Supplied data:
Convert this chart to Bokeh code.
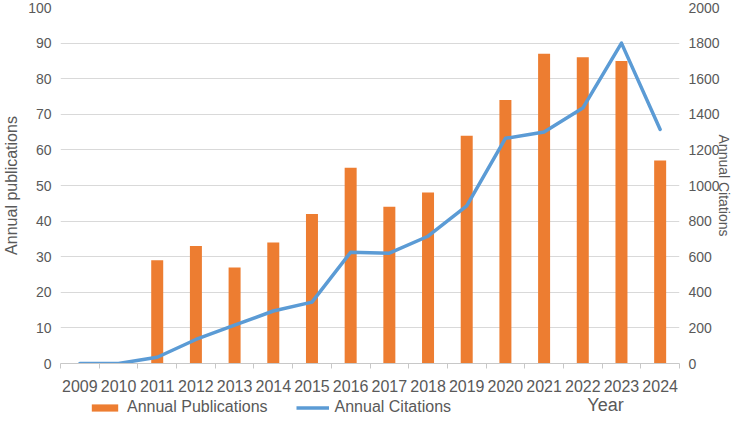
from bokeh.plotting import figure
from bokeh.layouts import column
from bokeh.models import (Range1d, LinearAxis, FixedTicker, Label, Legend, LegendItem,
                          ColumnDataSource, Grid)
from bokeh.embed import file_html
from bokeh.resources import INLINE

years = ["2009", "2010", "2011", "2012", "2013", "2014", "2015", "2016",
         "2017", "2018", "2019", "2020", "2021", "2022", "2023", "2024"]
publications = [0, 0, 29, 33, 27, 34, 42, 55, 44, 48, 64, 74, 87, 86, 85, 57]
citations = [0, 0, 35, 135, 215, 295, 345, 625, 620, 715, 885, 1265, 1300, 1435, 1800, 1315]
pub_ticks = list(range(0, 101, 10))
cit_ticks = list(range(0, 2001, 200))

FONT = "Liberation Sans"
TXT = "#595959"
GRID = "#d9d9d9"
ORANGE = "#ED7D31"
BLUE = "#5B9BD5"

idx = list(range(len(years)))
src = ColumnDataSource(dict(x=idx, pub=publications, cit=citations))

W = 734
H1 = 394
H2 = 22

p = figure(width=W, height=H1, output_backend="svg", toolbar_location=None,
           x_range=Range1d(-0.5, len(years) - 0.5), y_range=Range1d(0, 100),
           min_border_left=60, min_border_right=53, min_border_top=7, min_border_bottom=30,
           x_axis_type=None, y_axis_type=None)
p.outline_line_color = None
p.extra_y_ranges = {"cit": Range1d(0, 2000)}

# x axis
xaxis = LinearAxis(ticker=FixedTicker(ticks=idx, minor_ticks=[i - 0.5 for i in range(len(years) + 1)]))
xaxis.major_label_overrides = {i: y for i, y in zip(idx, years)}
xaxis.major_tick_line_color = None
xaxis.major_tick_out = 0
xaxis.major_tick_in = 0
xaxis.minor_tick_line_color = "#c8c8c8"
xaxis.minor_tick_out = 5
xaxis.minor_tick_in = 0
xaxis.axis_line_color = "#c8c8c8"
xaxis.major_label_text_font = FONT
xaxis.major_label_text_font_size = "16px"
xaxis.major_label_text_color = TXT
xaxis.major_label_standoff = 11
p.add_layout(xaxis, "below")

def style_y(ax, label, size, standoff):
    ax.axis_line_color = None
    ax.major_tick_line_color = None
    ax.minor_tick_line_color = None
    ax.major_tick_out = 0
    ax.major_tick_in = 0
    ax.major_label_standoff = 9
    ax.major_label_text_font = FONT
    ax.major_label_text_font_size = "14px"
    ax.major_label_text_color = TXT
    ax.axis_label = label
    ax.axis_label_text_font = FONT
    ax.axis_label_text_font_size = size
    ax.axis_label_text_font_style = "normal"
    ax.axis_label_text_color = TXT
    ax.axis_label_standoff = standoff

yaxis = LinearAxis(ticker=FixedTicker(ticks=pub_ticks))
style_y(yaxis, "Annual publications", "16px", 5)
p.add_layout(yaxis, "left")

raxis = LinearAxis(y_range_name="cit", ticker=FixedTicker(ticks=cit_ticks))
style_y(raxis, "Annual Citations", "14px", -7)
p.add_layout(raxis, "right")

p.add_layout(Grid(dimension=1, ticker=FixedTicker(ticks=pub_ticks), grid_line_color=GRID))

p.vbar(x="x", top="pub", width=0.31, source=src, fill_color=ORANGE, line_color=None)
p.line(x="x", y="cit", source=src, y_range_name="cit", line_color=BLUE,
       line_width=3.5, line_join="round", line_cap="round")

# bottom strip (its frame is aligned with the chart's frame): legend and "Year"
p2 = figure(width=W, height=H2, output_backend="svg", toolbar_location=None,
            x_range=Range1d(0, 1), y_range=Range1d(0, 1),
            min_border=0, min_border_left=0, min_border_right=0, min_border_top=0, min_border_bottom=0,
            x_axis_type=None, y_axis_type=None)
p2.outline_line_color = None
p2.xgrid.visible = False
p2.ygrid.visible = False
# legend proxies (kept outside the visible range)
proxy = ColumnDataSource(dict(x=[-5, -6], top=[0, 0], y=[-5, -5]))
r_bar = p2.vbar(x="x", top="top", width=0.1, source=proxy, fill_color=ORANGE, line_color=None)
r_line = p2.line(x="x", y="y", source=proxy, line_color=BLUE, line_width=3.5)

legend = Legend(items=[LegendItem(label="Annual Publications", renderers=[r_bar]),
                       LegendItem(label="Annual Citations", renderers=[r_line])],
                location=(28, 0), orientation="horizontal",
                glyph_width=33, glyph_height=9, label_height=18, label_standoff=6,
                spacing=28, padding=0, margin=0,
                label_text_font=FONT, label_text_font_size="16px", label_text_color=TXT,
                border_line_color=None, background_fill_alpha=0)
p2.add_layout(legend, "center")
p2.add_layout(Label(x=545, y=12, x_units="screen", y_units="screen", text="Year",
                    text_align="center", text_baseline="middle",
                    text_font=FONT, text_font_size="18px", text_color=TXT))

layout = column(p, p2, spacing=0)
open("out.html", "w").write(file_html(layout, INLINE))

What needs to be done: Without including any pictures, print all of the material exactly as given.

Solution to the exercise:
Convert this chart to Bokeh code.
from bokeh.plotting import figure
from bokeh.layouts import column
from bokeh.models import (Range1d, LinearAxis, FixedTicker, Label, Legend, LegendItem,
                          ColumnDataSource, Grid)
from bokeh.embed import file_html
from bokeh.resources import INLINE

years = ["2009", "2010", "2011", "2012", "2013", "2014", "2015", "2016",
         "2017", "2018", "2019", "2020", "2021", "2022", "2023", "2024"]
publications = [0, 0, 29, 33, 27, 34, 42, 55, 44, 48, 64, 74, 87, 86, 85, 57]
citations = [0, 0, 35, 135, 215, 295, 345, 625, 620, 715, 885, 1265, 1300, 1435, 1800, 1315]
pub_ticks = list(range(0, 101, 10))
cit_ticks = list(range(0, 2001, 200))

FONT = "Liberation Sans"
TXT = "#595959"
GRID = "#d9d9d9"
ORANGE = "#ED7D31"
BLUE = "#5B9BD5"

idx = list(range(len(years)))
src = ColumnDataSource(dict(x=idx, pub=publications, cit=citations))

W = 734
H1 = 394
H2 = 22

p = figure(width=W, height=H1, output_backend="svg", toolbar_location=None,
           x_range=Range1d(-0.5, len(years) - 0.5), y_range=Range1d(0, 100),
           min_border_left=60, min_border_right=53, min_border_top=7, min_border_bottom=30,
           x_axis_type=None, y_axis_type=None)
p.outline_line_color = None
p.extra_y_ranges = {"cit": Range1d(0, 2000)}

# x axis
xaxis = LinearAxis(ticker=FixedTicker(ticks=idx, minor_ticks=[i - 0.5 for i in range(len(years) + 1)]))
xaxis.major_label_overrides = {i: y for i, y in zip(idx, years)}
xaxis.major_tick_line_color = None
xaxis.major_tick_out = 0
xaxis.major_tick_in = 0
xaxis.minor_tick_line_color = "#c8c8c8"
xaxis.minor_tick_out = 5
xaxis.minor_tick_in = 0
xaxis.axis_line_color = "#c8c8c8"
xaxis.major_label_text_font = FONT
xaxis.major_label_text_font_size = "16px"
xaxis.major_label_text_color = TXT
xaxis.major_label_standoff = 11
p.add_layout(xaxis, "below")

def style_y(ax, label, size, standoff):
    ax.axis_line_color = None
    ax.major_tick_line_color = None
    ax.minor_tick_line_color = None
    ax.major_tick_out = 0
    ax.major_tick_in = 0
    ax.major_label_standoff = 9
    ax.major_label_text_font = FONT
    ax.major_label_text_font_size = "14px"
    ax.major_label_text_color = TXT
    ax.axis_label = label
    ax.axis_label_text_font = FONT
    ax.axis_label_text_font_size = size
    ax.axis_label_text_font_style = "normal"
    ax.axis_label_text_color = TXT
    ax.axis_label_standoff = standoff

yaxis = LinearAxis(ticker=FixedTicker(ticks=pub_ticks))
style_y(yaxis, "Annual publications", "16px", 5)
p.add_layout(yaxis, "left")

raxis = LinearAxis(y_range_name="cit", ticker=FixedTicker(ticks=cit_ticks))
style_y(raxis, "Annual Citations", "14px", -7)
p.add_layout(raxis, "right")

p.add_layout(Grid(dimension=1, ticker=FixedTicker(ticks=pub_ticks), grid_line_color=GRID))

p.vbar(x="x", top="pub", width=0.31, source=src, fill_color=ORANGE, line_color=None)
p.line(x="x", y="cit", source=src, y_range_name="cit", line_color=BLUE,
       line_width=3.5, line_join="round", line_cap="round")

# bottom strip (its frame is aligned with the chart's frame): legend and "Year"
p2 = figure(width=W, height=H2, output_backend="svg", toolbar_location=None,
            x_range=Range1d(0, 1), y_range=Range1d(0, 1),
            min_border=0, min_border_left=0, min_border_right=0, min_border_top=0, min_border_bottom=0,
            x_axis_type=None, y_axis_type=None)
p2.outline_line_color = None
p2.xgrid.visible = False
p2.ygrid.visible = False
# legend proxies (kept outside the visible range)
proxy = ColumnDataSource(dict(x=[-5, -6], top=[0, 0], y=[-5, -5]))
r_bar = p2.vbar(x="x", top="top", width=0.1, source=proxy, fill_color=ORANGE, line_color=None)
r_line = p2.line(x="x", y="y", source=proxy, line_color=BLUE, line_width=3.5)

legend = Legend(items=[LegendItem(label="Annual Publications", renderers=[r_bar]),
                       LegendItem(label="Annual Citations", renderers=[r_line])],
                location=(28, 0), orientation="horizontal",
                glyph_width=33, glyph_height=9, label_height=18, label_standoff=6,
                spacing=28, padding=0, margin=0,
                label_text_font=FONT, label_text_font_size="16px", label_text_color=TXT,
                border_line_color=None, background_fill_alpha=0)
p2.add_layout(legend, "center")
p2.add_layout(Label(x=545, y=12, x_units="screen", y_units="screen", text="Year",
                    text_align="center", text_baseline="middle",
                    text_font=FONT, text_font_size="18px", text_color=TXT))

layout = column(p, p2, spacing=0)
open("out.html", "w").write(file_html(layout, INLINE))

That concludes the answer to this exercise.